** The request **
Your task is to give the listing below back word for word, pictures excluded.

------------------------------------------------

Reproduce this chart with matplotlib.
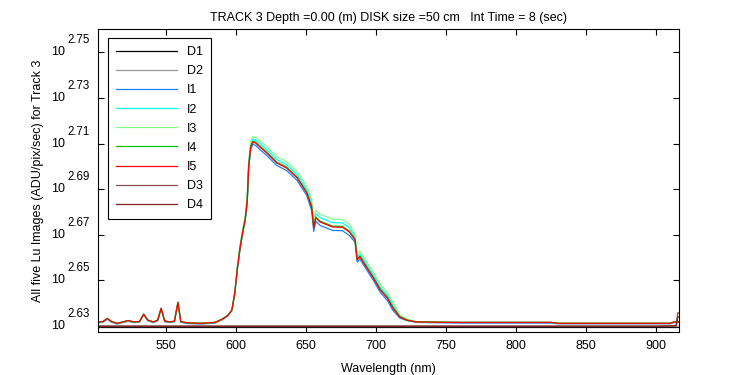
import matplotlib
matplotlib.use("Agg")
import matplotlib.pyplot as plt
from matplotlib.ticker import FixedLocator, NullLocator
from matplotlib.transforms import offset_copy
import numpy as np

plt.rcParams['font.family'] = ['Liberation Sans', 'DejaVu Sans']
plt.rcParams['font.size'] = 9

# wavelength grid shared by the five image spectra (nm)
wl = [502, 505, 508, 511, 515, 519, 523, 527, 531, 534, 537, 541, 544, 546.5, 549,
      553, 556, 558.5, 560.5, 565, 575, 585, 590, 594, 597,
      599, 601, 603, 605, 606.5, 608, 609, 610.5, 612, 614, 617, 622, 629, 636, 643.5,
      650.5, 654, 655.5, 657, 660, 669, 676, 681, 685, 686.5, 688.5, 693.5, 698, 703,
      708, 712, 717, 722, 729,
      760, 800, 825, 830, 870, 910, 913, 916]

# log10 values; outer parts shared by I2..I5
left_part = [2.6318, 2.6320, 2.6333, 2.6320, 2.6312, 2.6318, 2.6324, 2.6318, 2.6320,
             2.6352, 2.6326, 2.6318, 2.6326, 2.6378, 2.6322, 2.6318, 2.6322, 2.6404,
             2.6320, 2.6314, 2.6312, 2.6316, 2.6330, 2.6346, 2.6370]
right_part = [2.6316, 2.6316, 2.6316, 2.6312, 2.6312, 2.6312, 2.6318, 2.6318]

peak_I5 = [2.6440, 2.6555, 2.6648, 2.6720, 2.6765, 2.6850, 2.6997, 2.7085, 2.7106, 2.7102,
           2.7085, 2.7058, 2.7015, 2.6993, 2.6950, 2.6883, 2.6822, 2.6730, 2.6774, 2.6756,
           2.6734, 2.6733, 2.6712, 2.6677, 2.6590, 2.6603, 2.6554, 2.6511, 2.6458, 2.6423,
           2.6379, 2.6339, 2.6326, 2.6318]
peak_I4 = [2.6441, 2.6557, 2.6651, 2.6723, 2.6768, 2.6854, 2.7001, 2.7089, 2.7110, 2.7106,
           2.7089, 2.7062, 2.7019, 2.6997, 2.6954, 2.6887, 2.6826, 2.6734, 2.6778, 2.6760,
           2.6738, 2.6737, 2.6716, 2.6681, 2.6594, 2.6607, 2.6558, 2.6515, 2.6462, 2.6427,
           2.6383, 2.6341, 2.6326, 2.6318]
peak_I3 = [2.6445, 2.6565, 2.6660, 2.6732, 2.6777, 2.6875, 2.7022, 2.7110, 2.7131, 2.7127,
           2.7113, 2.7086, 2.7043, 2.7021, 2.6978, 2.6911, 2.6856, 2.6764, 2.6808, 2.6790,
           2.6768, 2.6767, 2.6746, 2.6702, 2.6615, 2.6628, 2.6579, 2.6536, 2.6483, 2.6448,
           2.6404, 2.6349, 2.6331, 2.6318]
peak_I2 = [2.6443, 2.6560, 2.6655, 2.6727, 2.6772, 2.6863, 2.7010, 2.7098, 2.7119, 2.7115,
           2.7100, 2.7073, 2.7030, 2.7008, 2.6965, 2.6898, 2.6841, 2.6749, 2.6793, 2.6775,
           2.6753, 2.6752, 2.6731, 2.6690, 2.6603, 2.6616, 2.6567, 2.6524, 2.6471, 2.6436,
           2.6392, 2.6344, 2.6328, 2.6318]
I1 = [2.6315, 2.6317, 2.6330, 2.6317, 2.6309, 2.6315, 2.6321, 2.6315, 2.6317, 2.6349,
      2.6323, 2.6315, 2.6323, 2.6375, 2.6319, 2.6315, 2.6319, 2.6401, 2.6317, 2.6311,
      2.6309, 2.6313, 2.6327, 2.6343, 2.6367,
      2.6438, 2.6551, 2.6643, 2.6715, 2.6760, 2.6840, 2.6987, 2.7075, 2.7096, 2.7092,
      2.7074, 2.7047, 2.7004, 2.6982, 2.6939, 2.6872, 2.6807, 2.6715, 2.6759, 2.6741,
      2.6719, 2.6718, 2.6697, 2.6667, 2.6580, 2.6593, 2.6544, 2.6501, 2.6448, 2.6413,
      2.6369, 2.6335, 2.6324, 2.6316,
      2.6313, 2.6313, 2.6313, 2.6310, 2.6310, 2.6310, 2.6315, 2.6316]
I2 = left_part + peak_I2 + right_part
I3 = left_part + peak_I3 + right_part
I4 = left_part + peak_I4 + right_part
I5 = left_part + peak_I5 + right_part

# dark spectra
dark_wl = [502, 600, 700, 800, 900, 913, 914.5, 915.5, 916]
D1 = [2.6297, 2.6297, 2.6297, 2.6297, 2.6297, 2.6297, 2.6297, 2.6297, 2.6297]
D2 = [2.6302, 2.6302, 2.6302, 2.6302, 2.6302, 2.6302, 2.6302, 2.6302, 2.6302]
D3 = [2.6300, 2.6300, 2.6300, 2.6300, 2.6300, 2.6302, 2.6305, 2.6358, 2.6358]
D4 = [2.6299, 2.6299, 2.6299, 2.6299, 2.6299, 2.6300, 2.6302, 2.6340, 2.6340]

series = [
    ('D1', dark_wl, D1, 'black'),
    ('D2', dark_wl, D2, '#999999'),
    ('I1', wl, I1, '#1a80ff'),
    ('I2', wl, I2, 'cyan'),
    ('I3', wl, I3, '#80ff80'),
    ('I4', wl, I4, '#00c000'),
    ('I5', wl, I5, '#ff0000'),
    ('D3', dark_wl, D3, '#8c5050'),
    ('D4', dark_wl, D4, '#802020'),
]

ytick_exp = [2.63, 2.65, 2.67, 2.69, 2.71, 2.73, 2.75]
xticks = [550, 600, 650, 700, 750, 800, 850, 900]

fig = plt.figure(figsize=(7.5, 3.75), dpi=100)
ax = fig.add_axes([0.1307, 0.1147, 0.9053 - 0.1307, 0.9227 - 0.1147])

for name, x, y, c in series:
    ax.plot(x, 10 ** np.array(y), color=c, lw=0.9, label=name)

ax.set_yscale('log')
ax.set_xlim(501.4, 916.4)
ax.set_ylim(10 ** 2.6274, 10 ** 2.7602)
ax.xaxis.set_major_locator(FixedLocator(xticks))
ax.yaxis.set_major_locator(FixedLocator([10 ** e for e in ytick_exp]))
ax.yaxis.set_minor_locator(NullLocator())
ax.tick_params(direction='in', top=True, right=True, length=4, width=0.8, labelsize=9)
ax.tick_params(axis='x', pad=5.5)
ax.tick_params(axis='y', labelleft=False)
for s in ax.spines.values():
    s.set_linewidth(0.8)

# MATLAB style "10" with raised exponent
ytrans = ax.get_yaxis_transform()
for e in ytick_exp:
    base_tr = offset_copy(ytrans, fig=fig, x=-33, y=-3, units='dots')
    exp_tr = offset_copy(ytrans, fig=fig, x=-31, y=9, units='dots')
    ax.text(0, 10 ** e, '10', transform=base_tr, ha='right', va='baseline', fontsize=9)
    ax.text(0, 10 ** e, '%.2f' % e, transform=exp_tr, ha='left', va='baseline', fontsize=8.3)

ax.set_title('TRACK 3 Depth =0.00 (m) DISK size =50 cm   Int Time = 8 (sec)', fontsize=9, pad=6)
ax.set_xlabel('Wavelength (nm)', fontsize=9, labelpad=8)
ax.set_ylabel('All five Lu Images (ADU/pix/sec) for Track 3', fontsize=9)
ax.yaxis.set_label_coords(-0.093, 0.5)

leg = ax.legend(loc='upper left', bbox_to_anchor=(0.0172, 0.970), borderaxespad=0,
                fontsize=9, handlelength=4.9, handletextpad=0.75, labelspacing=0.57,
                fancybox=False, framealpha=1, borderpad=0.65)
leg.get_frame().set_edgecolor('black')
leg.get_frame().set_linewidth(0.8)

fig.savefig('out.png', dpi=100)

------------------------------------------------

** Answer to the problem **
Reproduce this chart with matplotlib.
import matplotlib
matplotlib.use("Agg")
import matplotlib.pyplot as plt
from matplotlib.ticker import FixedLocator, NullLocator
from matplotlib.transforms import offset_copy
import numpy as np

plt.rcParams['font.family'] = ['Liberation Sans', 'DejaVu Sans']
plt.rcParams['font.size'] = 9

# wavelength grid shared by the five image spectra (nm)
wl = [502, 505, 508, 511, 515, 519, 523, 527, 531, 534, 537, 541, 544, 546.5, 549,
      553, 556, 558.5, 560.5, 565, 575, 585, 590, 594, 597,
      599, 601, 603, 605, 606.5, 608, 609, 610.5, 612, 614, 617, 622, 629, 636, 643.5,
      650.5, 654, 655.5, 657, 660, 669, 676, 681, 685, 686.5, 688.5, 693.5, 698, 703,
      708, 712, 717, 722, 729,
      760, 800, 825, 830, 870, 910, 913, 916]

# log10 values; outer parts shared by I2..I5
left_part = [2.6318, 2.6320, 2.6333, 2.6320, 2.6312, 2.6318, 2.6324, 2.6318, 2.6320,
             2.6352, 2.6326, 2.6318, 2.6326, 2.6378, 2.6322, 2.6318, 2.6322, 2.6404,
             2.6320, 2.6314, 2.6312, 2.6316, 2.6330, 2.6346, 2.6370]
right_part = [2.6316, 2.6316, 2.6316, 2.6312, 2.6312, 2.6312, 2.6318, 2.6318]

peak_I5 = [2.6440, 2.6555, 2.6648, 2.6720, 2.6765, 2.6850, 2.6997, 2.7085, 2.7106, 2.7102,
           2.7085, 2.7058, 2.7015, 2.6993, 2.6950, 2.6883, 2.6822, 2.6730, 2.6774, 2.6756,
           2.6734, 2.6733, 2.6712, 2.6677, 2.6590, 2.6603, 2.6554, 2.6511, 2.6458, 2.6423,
           2.6379, 2.6339, 2.6326, 2.6318]
peak_I4 = [2.6441, 2.6557, 2.6651, 2.6723, 2.6768, 2.6854, 2.7001, 2.7089, 2.7110, 2.7106,
           2.7089, 2.7062, 2.7019, 2.6997, 2.6954, 2.6887, 2.6826, 2.6734, 2.6778, 2.6760,
           2.6738, 2.6737, 2.6716, 2.6681, 2.6594, 2.6607, 2.6558, 2.6515, 2.6462, 2.6427,
           2.6383, 2.6341, 2.6326, 2.6318]
peak_I3 = [2.6445, 2.6565, 2.6660, 2.6732, 2.6777, 2.6875, 2.7022, 2.7110, 2.7131, 2.7127,
           2.7113, 2.7086, 2.7043, 2.7021, 2.6978, 2.6911, 2.6856, 2.6764, 2.6808, 2.6790,
           2.6768, 2.6767, 2.6746, 2.6702, 2.6615, 2.6628, 2.6579, 2.6536, 2.6483, 2.6448,
           2.6404, 2.6349, 2.6331, 2.6318]
peak_I2 = [2.6443, 2.6560, 2.6655, 2.6727, 2.6772, 2.6863, 2.7010, 2.7098, 2.7119, 2.7115,
           2.7100, 2.7073, 2.7030, 2.7008, 2.6965, 2.6898, 2.6841, 2.6749, 2.6793, 2.6775,
           2.6753, 2.6752, 2.6731, 2.6690, 2.6603, 2.6616, 2.6567, 2.6524, 2.6471, 2.6436,
           2.6392, 2.6344, 2.6328, 2.6318]
I1 = [2.6315, 2.6317, 2.6330, 2.6317, 2.6309, 2.6315, 2.6321, 2.6315, 2.6317, 2.6349,
      2.6323, 2.6315, 2.6323, 2.6375, 2.6319, 2.6315, 2.6319, 2.6401, 2.6317, 2.6311,
      2.6309, 2.6313, 2.6327, 2.6343, 2.6367,
      2.6438, 2.6551, 2.6643, 2.6715, 2.6760, 2.6840, 2.6987, 2.7075, 2.7096, 2.7092,
      2.7074, 2.7047, 2.7004, 2.6982, 2.6939, 2.6872, 2.6807, 2.6715, 2.6759, 2.6741,
      2.6719, 2.6718, 2.6697, 2.6667, 2.6580, 2.6593, 2.6544, 2.6501, 2.6448, 2.6413,
      2.6369, 2.6335, 2.6324, 2.6316,
      2.6313, 2.6313, 2.6313, 2.6310, 2.6310, 2.6310, 2.6315, 2.6316]
I2 = left_part + peak_I2 + right_part
I3 = left_part + peak_I3 + right_part
I4 = left_part + peak_I4 + right_part
I5 = left_part + peak_I5 + right_part

# dark spectra
dark_wl = [502, 600, 700, 800, 900, 913, 914.5, 915.5, 916]
D1 = [2.6297, 2.6297, 2.6297, 2.6297, 2.6297, 2.6297, 2.6297, 2.6297, 2.6297]
D2 = [2.6302, 2.6302, 2.6302, 2.6302, 2.6302, 2.6302, 2.6302, 2.6302, 2.6302]
D3 = [2.6300, 2.6300, 2.6300, 2.6300, 2.6300, 2.6302, 2.6305, 2.6358, 2.6358]
D4 = [2.6299, 2.6299, 2.6299, 2.6299, 2.6299, 2.6300, 2.6302, 2.6340, 2.6340]

series = [
    ('D1', dark_wl, D1, 'black'),
    ('D2', dark_wl, D2, '#999999'),
    ('I1', wl, I1, '#1a80ff'),
    ('I2', wl, I2, 'cyan'),
    ('I3', wl, I3, '#80ff80'),
    ('I4', wl, I4, '#00c000'),
    ('I5', wl, I5, '#ff0000'),
    ('D3', dark_wl, D3, '#8c5050'),
    ('D4', dark_wl, D4, '#802020'),
]

ytick_exp = [2.63, 2.65, 2.67, 2.69, 2.71, 2.73, 2.75]
xticks = [550, 600, 650, 700, 750, 800, 850, 900]

fig = plt.figure(figsize=(7.5, 3.75), dpi=100)
ax = fig.add_axes([0.1307, 0.1147, 0.9053 - 0.1307, 0.9227 - 0.1147])

for name, x, y, c in series:
    ax.plot(x, 10 ** np.array(y), color=c, lw=0.9, label=name)

ax.set_yscale('log')
ax.set_xlim(501.4, 916.4)
ax.set_ylim(10 ** 2.6274, 10 ** 2.7602)
ax.xaxis.set_major_locator(FixedLocator(xticks))
ax.yaxis.set_major_locator(FixedLocator([10 ** e for e in ytick_exp]))
ax.yaxis.set_minor_locator(NullLocator())
ax.tick_params(direction='in', top=True, right=True, length=4, width=0.8, labelsize=9)
ax.tick_params(axis='x', pad=5.5)
ax.tick_params(axis='y', labelleft=False)
for s in ax.spines.values():
    s.set_linewidth(0.8)

# MATLAB style "10" with raised exponent
ytrans = ax.get_yaxis_transform()
for e in ytick_exp:
    base_tr = offset_copy(ytrans, fig=fig, x=-33, y=-3, units='dots')
    exp_tr = offset_copy(ytrans, fig=fig, x=-31, y=9, units='dots')
    ax.text(0, 10 ** e, '10', transform=base_tr, ha='right', va='baseline', fontsize=9)
    ax.text(0, 10 ** e, '%.2f' % e, transform=exp_tr, ha='left', va='baseline', fontsize=8.3)

ax.set_title('TRACK 3 Depth =0.00 (m) DISK size =50 cm   Int Time = 8 (sec)', fontsize=9, pad=6)
ax.set_xlabel('Wavelength (nm)', fontsize=9, labelpad=8)
ax.set_ylabel('All five Lu Images (ADU/pix/sec) for Track 3', fontsize=9)
ax.yaxis.set_label_coords(-0.093, 0.5)

leg = ax.legend(loc='upper left', bbox_to_anchor=(0.0172, 0.970), borderaxespad=0,
                fontsize=9, handlelength=4.9, handletextpad=0.75, labelspacing=0.57,
                fancybox=False, framealpha=1, borderpad=0.65)
leg.get_frame().set_edgecolor('black')
leg.get_frame().set_linewidth(0.8)

fig.savefig('out.png', dpi=100)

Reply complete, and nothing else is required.